234652003_43bbc1f0f8.jpg

by the way... This image is Ok To Edit. :)
 
Get yourself an 18% grey card, place it in the general area and use the custom white balance setting to set the scene. You can alternately try by setting white balance off of the white car, but I've never really been able to get custom WB to work with white.

Or, just pull it into photoshop, even an auto-adjust colors would fix it in no time.
 
Thanks i will try that but i also tryed setting the custom white balance of my car under white light when it appeared to be "white" looking. i will try the 18% next time out. I can get it right on when under normal lighting, its just theres yellow lights everywhere around here. thanks again
-jon
 
Yay a scoobie. I was just shooting my brothers car last night at a school parking lot. The white balance in camera that i used was florescent light - white lights. What I did to really find out the color temp correction for each WB setting is take a picture, change the WB, take another, change the WB, change and so on, until I figured out what I liked best (since I dont have a gray card either).
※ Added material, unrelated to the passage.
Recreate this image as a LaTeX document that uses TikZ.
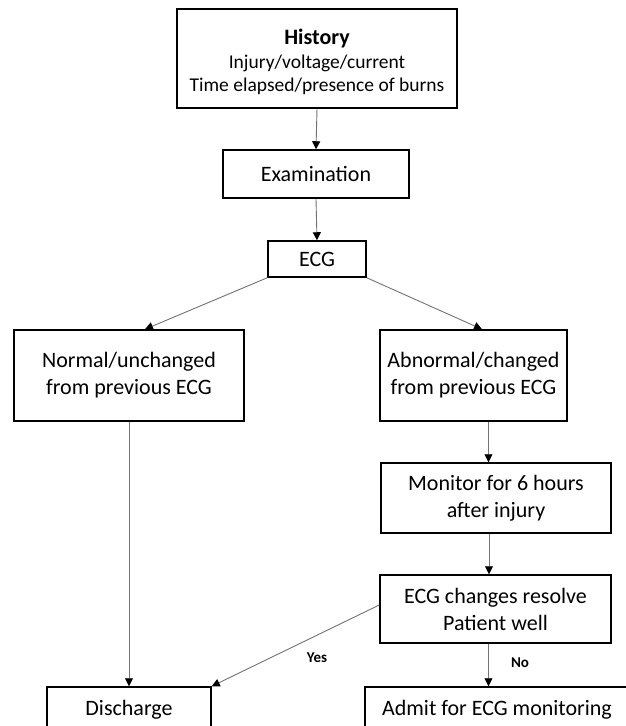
\documentclass[tikz,border=0pt]{standalone}
\usepackage{fontspec}
\setmainfont{Carlito}
\usetikzlibrary{arrows.meta}
\begin{document}
\begin{tikzpicture}[x=1pt,y=-1pt,
  box/.style={draw=black, line width=1.5pt, align=center, inner sep=0pt,
    font=\fontsize{22}{27}\selectfont},
  arr/.style={draw=black!55, line width=0.9pt, -{Triangle[width=8pt,length=8pt,color=black]}},
  lab/.style={font=\fontsize{15}{17}\selectfont\bfseries, inner sep=0pt}]
\clip (0,0) rectangle (626,726);
\fill[white] (0,0) rectangle (626,726);
\node[box, minimum width=280, minimum height=99, font=\fontsize{19.5}{23.5}\selectfont] (hist) at (317,58.5)
  {\rule{0pt}{22.5pt}{\fontsize{22}{25}\selectfont\bfseries History}\\Injury/voltage/current\\Time elapsed/presence of burns};
\node[box, minimum width=186, minimum height=48] (exam) at (316,174) {Examination};
\node[box, minimum width=98, minimum height=36] (ecg) at (317,259) {ECG};
\node[box, minimum width=230, minimum height=91] (norm) at (129,375.5) {Normal/unchanged\\from previous ECG};
\node[box, minimum width=187, minimum height=91] (abn) at (473.5,375.5) {Abnormal/changed\\from previous ECG};
\node[box, minimum width=230, minimum height=70] (mon) at (496,498) {Monitor for 6 hours\\after injury};
\node[box, minimum width=231, minimum height=68] (res) at (495.5,609) {ECG changes resolve\\Patient well};
\node[box, minimum width=164, minimum height=46] (dis) at (129,710) {Discharge};
\node[box, minimum width=264, minimum height=46] (adm) at (497,710) {Admit for ECG monitoring};
\draw[arr] (hist.south) -- (exam.north);
\draw[arr] (exam.south) -- (ecg.north);
\draw[arr] (ecg.south west) -- ([xshift=16pt]norm.north);
\draw[arr] (ecg.south east) -- ([xshift=8.5pt]abn.north);
\draw[arr] (norm.south) -- (dis.north);
\draw[arr] ([xshift=15pt]abn.south) -- ([xshift=15pt]abn.south |- mon.north);
\draw[arr] ([xshift=-7pt]mon.south) -- ([xshift=-7pt]mon.south |- res.north);
\draw[arr] ([yshift=4pt]res.west) -- (dis.north east);
\draw[arr] ([xshift=-7pt]res.south) -- ([xshift=-7pt]res.south |- adm.north);
\node[lab] (yes) at (317,658) {Yes};
\node[lab] (no) at (520,663) {No};
\end{tikzpicture}
\end{document}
The florescent -white light setting on my camera does really well and I actually prefer that over "tungsten" even under tungsten lighting simply because the tungsten setting removes all redish orange from the shot and to me makes it look unnatural (cause I see the orange too!!!)
 
But wont just shooting in RAW make it easy to edit in ps or the like software? Im looking to take the best pics i can before post processing anything. i will go out and try shooting in raw but what will that acutally do for the pic its self?
thanks jon

oh and xfloggingkylex But the difference is that you are just shooting under floresent light but its white floresennt light... the light im shooting under is a yellow bulb behide yellow glass everywhere. they say the yellow light is less obtrusive and doesn't radiat as much when they are looking at the stars on the hill.
 
import2nr88 said:
But wont just shooting in RAW make it easy to edit in ps or the like software? Im looking to take the best pics i can before post processing anything. i will go out and try shooting in raw but what will that acutally do for the pic its self?
thanks jon

If the above shot was in RAW, you could easily change the white balence to anything you want. So the end result would be as if you had the perfect setting when you took the shot.
white balence swapping is one of the many benefits of shooting RAW and eliminates the need to learn in camera white balence settings.
 
well that would be good because on my camera my white balance is kinda limited as compared to my friends Cannon 30D but his camera is worlds above mine. i will have to try shooting in RAW when i get home, but would it be benifical to shoot in ps mode or what ever it is called? its the format made to work in adobe products.
-jon
 
Gray card is an OK suggestion as long as it is one for digital and not film. To get your white balance right you have two options...one to use your camera's custom white balance option or to include a known gray reference in the image or a test shot that you can use during post processing.

Chris Wade
Creator of Perfect-Pixs
www.pixelplace.ca
 
thats the look im goign for... exactly. now what did you pull in photoshop to make it look that way, was it just an color adjustement, or was is combo'd with a hue saturation? i was hoing to be able to shoot straight from the camera like that but i dont see it working with the lighting i have avail.
thanks
jon
 
Not sure if you realize it but your D50 can bracket for WB. So it'll take a single shot and apply 3 different WB's to it. I'm not sure how it chooses but I want to say it picks one that is what the cam feels is accurate, and then warms it up and cools it down.

RAW or Photoshop I would think would be the easiest though... it's VERY easy to correct these things in RAW.